All of these men in suits, at some point or another, have paid lip service to recognising that the situation – the stupidly long delay – is not ideal for the fans.  They have acknowledged that there are many thousands of us out here, deeply affected by the goings-on at Leeds United, deeply apprehensive about what the future holds, profoundly upset and humiliated by the slings and arrows of outrageous fortune which buffet our club, while so many others seem to have a relatively untroubled existence.  They have nodded their heads wisely, and expressed regret.  But still the silly charade goes on.

It does appear likely that, at some point in the next few days (touch wood), we will get an answer.  We were even told it might be by yesterday (Friday). But that was probably just to emphasise that it wouldn’t be happening on Thursday, as GFH had demanded.  In any event, Friday came and went, and nowt happened. The previous time-scale of ten days would take us up to the end of the weekend, meaning that another vital match has to be played in a cloud of uncertainty.  Nobody seems genuinely to care what all of this is doing to the legions of harmless and inoffensive people for whom Leeds United forms an extremely important part of their everyday lives.  It’s scandalously thoughtless, unforgivably casual. In context, it is definitively cruel and unusual, the kind of thing no body of supporters, with the exception of Man U, should ever have to put up with.  But we’re Leeds, so – apparently – we’re fair game for this sort of thing.

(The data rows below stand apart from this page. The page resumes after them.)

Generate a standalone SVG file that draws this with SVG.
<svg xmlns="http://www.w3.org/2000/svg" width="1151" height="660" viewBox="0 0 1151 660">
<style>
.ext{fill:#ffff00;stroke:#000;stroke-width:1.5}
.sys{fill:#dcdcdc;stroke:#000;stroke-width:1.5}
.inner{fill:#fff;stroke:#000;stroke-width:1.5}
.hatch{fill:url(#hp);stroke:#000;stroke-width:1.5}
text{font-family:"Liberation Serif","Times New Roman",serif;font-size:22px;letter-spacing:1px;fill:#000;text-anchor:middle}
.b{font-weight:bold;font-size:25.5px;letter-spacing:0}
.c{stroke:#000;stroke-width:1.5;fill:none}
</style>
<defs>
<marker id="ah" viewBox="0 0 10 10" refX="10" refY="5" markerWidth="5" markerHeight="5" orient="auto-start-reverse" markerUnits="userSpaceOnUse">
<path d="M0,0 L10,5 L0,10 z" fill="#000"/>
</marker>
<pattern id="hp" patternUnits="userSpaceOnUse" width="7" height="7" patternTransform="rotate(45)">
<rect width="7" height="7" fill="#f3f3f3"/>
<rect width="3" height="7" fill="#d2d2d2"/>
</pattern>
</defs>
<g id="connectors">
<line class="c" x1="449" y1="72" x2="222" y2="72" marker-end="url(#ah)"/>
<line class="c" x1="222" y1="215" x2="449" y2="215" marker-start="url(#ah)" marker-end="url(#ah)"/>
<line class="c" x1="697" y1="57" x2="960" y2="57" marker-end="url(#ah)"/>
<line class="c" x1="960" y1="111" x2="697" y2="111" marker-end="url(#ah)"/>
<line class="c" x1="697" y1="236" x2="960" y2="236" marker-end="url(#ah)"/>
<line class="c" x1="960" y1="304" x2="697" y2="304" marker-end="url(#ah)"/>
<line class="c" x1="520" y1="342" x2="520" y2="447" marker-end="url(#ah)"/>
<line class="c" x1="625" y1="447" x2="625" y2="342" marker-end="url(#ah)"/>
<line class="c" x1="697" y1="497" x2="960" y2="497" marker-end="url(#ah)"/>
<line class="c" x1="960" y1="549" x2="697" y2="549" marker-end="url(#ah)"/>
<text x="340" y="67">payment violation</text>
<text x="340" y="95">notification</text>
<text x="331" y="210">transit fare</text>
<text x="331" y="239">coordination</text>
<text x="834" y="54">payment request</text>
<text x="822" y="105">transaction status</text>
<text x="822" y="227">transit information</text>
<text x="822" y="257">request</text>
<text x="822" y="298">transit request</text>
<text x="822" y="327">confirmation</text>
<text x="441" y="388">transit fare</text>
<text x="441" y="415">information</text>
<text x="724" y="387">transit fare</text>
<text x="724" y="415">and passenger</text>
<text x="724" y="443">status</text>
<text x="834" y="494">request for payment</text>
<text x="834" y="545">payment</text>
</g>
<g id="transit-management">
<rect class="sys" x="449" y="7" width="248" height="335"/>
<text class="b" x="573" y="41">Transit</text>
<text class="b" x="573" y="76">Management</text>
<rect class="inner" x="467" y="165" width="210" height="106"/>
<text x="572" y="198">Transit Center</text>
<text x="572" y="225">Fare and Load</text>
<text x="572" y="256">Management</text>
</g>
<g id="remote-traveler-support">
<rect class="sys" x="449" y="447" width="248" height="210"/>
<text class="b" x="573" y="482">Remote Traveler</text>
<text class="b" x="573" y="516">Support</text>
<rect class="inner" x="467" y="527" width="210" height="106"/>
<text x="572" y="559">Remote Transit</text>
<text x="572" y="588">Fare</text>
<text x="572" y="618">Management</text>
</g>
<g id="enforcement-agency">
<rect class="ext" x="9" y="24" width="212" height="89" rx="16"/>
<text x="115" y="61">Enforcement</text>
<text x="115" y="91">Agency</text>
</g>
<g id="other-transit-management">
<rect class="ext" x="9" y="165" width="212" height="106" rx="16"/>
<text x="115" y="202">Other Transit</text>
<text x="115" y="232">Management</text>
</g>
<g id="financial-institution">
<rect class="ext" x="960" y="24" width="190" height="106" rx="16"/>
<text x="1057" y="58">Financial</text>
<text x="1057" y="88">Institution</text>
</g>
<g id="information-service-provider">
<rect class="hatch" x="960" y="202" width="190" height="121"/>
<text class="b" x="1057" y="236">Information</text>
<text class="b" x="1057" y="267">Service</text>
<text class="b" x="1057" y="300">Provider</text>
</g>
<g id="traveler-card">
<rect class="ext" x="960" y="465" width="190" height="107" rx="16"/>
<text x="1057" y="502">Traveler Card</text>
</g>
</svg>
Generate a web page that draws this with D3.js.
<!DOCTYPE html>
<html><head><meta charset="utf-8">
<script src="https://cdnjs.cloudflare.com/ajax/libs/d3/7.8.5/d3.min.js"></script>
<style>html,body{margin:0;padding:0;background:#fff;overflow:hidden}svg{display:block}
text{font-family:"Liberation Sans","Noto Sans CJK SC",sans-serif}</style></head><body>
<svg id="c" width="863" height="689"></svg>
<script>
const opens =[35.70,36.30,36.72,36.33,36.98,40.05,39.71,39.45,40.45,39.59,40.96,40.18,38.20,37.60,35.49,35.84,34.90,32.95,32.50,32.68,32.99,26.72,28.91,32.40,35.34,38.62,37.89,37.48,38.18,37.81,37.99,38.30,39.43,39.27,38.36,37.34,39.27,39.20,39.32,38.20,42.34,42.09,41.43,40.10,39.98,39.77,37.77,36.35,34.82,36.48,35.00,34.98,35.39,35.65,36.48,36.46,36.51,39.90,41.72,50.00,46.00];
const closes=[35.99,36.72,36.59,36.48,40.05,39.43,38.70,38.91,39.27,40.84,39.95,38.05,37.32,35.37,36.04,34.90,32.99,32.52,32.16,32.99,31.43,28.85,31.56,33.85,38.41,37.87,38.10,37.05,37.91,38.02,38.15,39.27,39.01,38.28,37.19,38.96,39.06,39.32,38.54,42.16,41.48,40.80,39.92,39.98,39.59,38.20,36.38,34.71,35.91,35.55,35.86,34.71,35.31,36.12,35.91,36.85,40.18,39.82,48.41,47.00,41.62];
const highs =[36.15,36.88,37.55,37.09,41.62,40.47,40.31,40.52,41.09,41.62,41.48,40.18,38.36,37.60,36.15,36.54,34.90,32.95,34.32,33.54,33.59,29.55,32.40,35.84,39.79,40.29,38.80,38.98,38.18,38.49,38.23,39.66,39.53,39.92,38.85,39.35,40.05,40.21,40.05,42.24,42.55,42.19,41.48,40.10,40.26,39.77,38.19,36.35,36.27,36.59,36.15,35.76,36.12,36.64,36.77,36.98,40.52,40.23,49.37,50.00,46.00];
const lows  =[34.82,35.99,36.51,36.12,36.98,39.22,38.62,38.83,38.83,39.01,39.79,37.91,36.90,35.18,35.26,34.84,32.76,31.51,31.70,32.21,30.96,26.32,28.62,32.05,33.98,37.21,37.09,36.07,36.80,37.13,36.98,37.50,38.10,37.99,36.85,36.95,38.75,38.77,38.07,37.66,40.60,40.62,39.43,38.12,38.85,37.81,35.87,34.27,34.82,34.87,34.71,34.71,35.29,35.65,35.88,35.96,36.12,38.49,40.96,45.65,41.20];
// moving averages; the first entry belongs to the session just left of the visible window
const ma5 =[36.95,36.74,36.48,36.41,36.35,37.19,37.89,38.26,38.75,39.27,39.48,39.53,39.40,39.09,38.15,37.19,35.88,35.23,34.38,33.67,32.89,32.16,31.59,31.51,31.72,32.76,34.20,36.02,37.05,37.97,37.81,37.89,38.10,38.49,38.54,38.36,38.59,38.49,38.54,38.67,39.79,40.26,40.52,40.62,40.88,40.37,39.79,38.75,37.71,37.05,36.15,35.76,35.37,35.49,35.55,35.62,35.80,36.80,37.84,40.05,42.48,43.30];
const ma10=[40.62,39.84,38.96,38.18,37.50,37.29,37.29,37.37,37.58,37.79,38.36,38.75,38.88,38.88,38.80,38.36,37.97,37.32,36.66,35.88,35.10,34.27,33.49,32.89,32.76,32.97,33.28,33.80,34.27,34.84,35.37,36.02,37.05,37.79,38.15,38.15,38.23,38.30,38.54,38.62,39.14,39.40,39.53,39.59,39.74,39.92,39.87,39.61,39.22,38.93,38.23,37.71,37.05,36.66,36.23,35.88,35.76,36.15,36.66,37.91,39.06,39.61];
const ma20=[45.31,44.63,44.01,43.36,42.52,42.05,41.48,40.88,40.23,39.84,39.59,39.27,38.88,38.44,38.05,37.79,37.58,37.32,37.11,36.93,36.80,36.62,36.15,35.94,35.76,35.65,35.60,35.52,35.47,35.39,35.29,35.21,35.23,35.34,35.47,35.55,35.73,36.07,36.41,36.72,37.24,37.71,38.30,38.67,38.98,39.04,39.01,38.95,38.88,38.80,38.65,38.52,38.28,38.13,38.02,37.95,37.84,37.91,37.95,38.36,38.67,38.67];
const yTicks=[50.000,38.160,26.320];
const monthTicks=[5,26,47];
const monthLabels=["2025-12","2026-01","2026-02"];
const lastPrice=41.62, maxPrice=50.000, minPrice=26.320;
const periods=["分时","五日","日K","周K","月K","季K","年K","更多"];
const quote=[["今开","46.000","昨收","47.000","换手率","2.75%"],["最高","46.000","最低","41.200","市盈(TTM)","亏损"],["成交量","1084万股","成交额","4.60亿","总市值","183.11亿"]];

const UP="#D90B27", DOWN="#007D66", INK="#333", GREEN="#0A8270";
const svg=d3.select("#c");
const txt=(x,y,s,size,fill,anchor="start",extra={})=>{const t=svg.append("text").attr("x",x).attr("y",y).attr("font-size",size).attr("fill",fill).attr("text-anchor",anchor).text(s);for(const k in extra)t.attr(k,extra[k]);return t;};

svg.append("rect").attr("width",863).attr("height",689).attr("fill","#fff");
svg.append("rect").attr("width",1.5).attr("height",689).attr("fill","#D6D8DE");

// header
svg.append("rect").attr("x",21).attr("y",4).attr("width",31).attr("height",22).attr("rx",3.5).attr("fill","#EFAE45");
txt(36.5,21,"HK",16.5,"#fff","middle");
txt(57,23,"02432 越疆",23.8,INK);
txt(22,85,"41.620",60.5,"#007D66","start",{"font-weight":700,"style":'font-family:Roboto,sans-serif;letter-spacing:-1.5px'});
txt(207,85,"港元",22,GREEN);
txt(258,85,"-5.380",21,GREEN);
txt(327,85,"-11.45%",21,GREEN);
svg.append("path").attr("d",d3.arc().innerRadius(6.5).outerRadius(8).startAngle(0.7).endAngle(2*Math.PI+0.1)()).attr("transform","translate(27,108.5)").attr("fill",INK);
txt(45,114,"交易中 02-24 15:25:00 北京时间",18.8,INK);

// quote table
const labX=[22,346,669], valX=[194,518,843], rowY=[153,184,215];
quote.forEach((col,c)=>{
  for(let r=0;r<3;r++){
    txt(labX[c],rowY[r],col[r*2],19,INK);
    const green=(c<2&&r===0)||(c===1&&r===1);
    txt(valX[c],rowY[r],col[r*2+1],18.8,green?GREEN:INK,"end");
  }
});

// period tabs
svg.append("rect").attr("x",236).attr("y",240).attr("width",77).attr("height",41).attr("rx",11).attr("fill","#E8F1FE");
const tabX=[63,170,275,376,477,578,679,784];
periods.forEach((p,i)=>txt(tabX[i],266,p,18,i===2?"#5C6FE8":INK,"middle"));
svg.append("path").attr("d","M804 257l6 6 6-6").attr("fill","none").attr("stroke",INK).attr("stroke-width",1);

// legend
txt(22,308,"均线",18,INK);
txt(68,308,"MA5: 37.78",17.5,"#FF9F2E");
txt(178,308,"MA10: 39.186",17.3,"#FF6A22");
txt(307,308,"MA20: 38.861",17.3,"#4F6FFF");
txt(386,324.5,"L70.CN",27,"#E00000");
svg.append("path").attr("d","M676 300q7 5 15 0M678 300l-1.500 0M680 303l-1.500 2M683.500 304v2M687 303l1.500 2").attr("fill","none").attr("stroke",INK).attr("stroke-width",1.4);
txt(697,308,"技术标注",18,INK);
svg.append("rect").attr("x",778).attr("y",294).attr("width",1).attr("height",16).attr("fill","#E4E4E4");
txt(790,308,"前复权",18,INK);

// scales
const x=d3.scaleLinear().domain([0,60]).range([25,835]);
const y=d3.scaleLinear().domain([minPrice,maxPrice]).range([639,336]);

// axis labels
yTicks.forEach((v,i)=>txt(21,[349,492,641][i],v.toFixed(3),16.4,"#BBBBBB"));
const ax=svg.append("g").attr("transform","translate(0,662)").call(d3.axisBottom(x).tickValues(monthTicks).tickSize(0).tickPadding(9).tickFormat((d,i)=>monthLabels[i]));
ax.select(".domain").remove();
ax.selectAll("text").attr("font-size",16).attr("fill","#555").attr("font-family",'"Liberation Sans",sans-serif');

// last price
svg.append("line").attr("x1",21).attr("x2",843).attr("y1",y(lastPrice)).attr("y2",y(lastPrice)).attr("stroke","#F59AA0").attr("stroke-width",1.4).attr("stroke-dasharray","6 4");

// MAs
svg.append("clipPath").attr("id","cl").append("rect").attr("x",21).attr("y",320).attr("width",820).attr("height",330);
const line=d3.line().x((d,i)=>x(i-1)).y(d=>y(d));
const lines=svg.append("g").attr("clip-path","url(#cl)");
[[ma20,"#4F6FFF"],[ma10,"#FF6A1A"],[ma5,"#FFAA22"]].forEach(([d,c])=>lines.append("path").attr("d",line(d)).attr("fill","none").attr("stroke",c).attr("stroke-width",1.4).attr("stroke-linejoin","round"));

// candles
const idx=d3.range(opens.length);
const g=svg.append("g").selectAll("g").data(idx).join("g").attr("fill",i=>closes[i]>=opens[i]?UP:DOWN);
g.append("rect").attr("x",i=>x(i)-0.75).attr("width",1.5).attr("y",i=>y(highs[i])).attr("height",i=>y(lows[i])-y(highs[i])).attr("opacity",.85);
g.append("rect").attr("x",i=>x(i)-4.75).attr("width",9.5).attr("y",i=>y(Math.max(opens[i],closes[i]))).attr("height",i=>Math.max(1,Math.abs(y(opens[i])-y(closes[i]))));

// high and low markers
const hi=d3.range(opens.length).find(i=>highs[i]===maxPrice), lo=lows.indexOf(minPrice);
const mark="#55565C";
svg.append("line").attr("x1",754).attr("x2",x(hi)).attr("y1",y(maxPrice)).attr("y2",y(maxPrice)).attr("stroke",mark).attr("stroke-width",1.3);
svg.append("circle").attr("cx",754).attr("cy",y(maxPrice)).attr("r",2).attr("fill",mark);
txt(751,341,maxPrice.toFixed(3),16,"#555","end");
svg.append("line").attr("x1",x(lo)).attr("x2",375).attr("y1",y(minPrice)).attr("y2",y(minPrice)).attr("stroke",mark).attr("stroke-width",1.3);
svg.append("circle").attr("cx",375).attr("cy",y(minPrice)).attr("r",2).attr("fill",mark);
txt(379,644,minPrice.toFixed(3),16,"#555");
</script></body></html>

There are many out here now who don’t care half as much which way this decision goes, as they do about finally getting some decision, so that we can take stock and move on.  Limbo is supposed to have been abolished by the Vatican seven years ago, but it’s where we’ve all been for the most part of this year so far, and it’s not very bloody nice.  So please – after we’ve dealt with Millwall or they’ve dealt with us this Saturday – can we possibly call a halt to the most nonsensical period of uncertainty I can recall since the original TOMA? Because we really have had quite enough cruel and unusual treatment now, thanks.